Determine how many lines contain the string "matplotlib" and reply with that number alone.

PROVIDED MATERIAL –

******************************

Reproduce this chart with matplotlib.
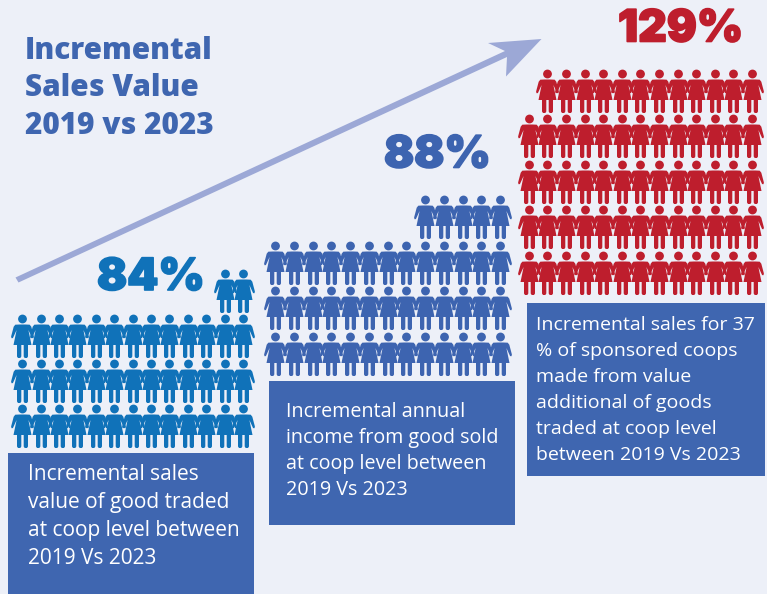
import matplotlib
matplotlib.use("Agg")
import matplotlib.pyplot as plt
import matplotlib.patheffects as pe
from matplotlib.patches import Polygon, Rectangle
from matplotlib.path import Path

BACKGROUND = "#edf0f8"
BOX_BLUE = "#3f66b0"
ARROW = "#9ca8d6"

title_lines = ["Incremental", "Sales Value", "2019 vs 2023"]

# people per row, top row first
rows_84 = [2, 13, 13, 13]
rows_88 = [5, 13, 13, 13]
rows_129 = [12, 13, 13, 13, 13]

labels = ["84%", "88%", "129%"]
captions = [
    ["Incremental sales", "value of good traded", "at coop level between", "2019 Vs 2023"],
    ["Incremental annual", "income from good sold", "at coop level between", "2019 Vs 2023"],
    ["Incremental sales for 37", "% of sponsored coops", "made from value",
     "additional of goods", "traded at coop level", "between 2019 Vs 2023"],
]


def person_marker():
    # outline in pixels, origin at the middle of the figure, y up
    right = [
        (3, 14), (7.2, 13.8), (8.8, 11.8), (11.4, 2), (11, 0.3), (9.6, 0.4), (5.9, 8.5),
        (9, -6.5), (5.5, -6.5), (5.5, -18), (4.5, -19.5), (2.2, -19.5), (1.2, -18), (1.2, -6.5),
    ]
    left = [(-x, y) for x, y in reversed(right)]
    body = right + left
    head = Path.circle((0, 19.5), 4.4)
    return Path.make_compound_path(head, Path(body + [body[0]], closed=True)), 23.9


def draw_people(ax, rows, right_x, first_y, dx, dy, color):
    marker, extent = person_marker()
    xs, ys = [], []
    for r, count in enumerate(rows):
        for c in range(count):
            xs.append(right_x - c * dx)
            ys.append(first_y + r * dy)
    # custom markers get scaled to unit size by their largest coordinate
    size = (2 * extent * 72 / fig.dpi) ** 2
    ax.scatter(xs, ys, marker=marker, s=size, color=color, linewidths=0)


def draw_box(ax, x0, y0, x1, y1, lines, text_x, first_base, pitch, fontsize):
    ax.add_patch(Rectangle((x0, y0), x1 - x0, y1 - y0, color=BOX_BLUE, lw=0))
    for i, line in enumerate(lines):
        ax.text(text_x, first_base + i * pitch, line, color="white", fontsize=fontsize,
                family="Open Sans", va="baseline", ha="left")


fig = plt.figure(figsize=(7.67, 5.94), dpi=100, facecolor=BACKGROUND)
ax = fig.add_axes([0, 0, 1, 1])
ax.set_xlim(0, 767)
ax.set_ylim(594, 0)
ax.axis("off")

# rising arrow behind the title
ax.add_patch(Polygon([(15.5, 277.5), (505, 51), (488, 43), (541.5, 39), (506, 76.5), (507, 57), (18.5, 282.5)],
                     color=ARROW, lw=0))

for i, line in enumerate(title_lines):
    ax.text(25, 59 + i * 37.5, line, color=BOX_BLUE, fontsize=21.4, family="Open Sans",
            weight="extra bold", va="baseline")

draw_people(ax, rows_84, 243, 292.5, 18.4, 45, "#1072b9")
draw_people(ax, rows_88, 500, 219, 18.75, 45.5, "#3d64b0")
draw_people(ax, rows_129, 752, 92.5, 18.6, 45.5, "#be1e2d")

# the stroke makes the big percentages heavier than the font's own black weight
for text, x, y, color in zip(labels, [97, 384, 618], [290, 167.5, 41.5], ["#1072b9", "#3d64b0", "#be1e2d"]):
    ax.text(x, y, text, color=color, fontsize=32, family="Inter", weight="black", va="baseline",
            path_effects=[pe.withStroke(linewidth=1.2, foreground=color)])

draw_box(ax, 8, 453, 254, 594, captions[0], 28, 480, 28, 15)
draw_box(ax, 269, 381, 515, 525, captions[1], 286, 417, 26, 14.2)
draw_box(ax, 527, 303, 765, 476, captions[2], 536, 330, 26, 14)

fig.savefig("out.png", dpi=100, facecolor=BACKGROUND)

******************************

RESPONSE BELOW –
7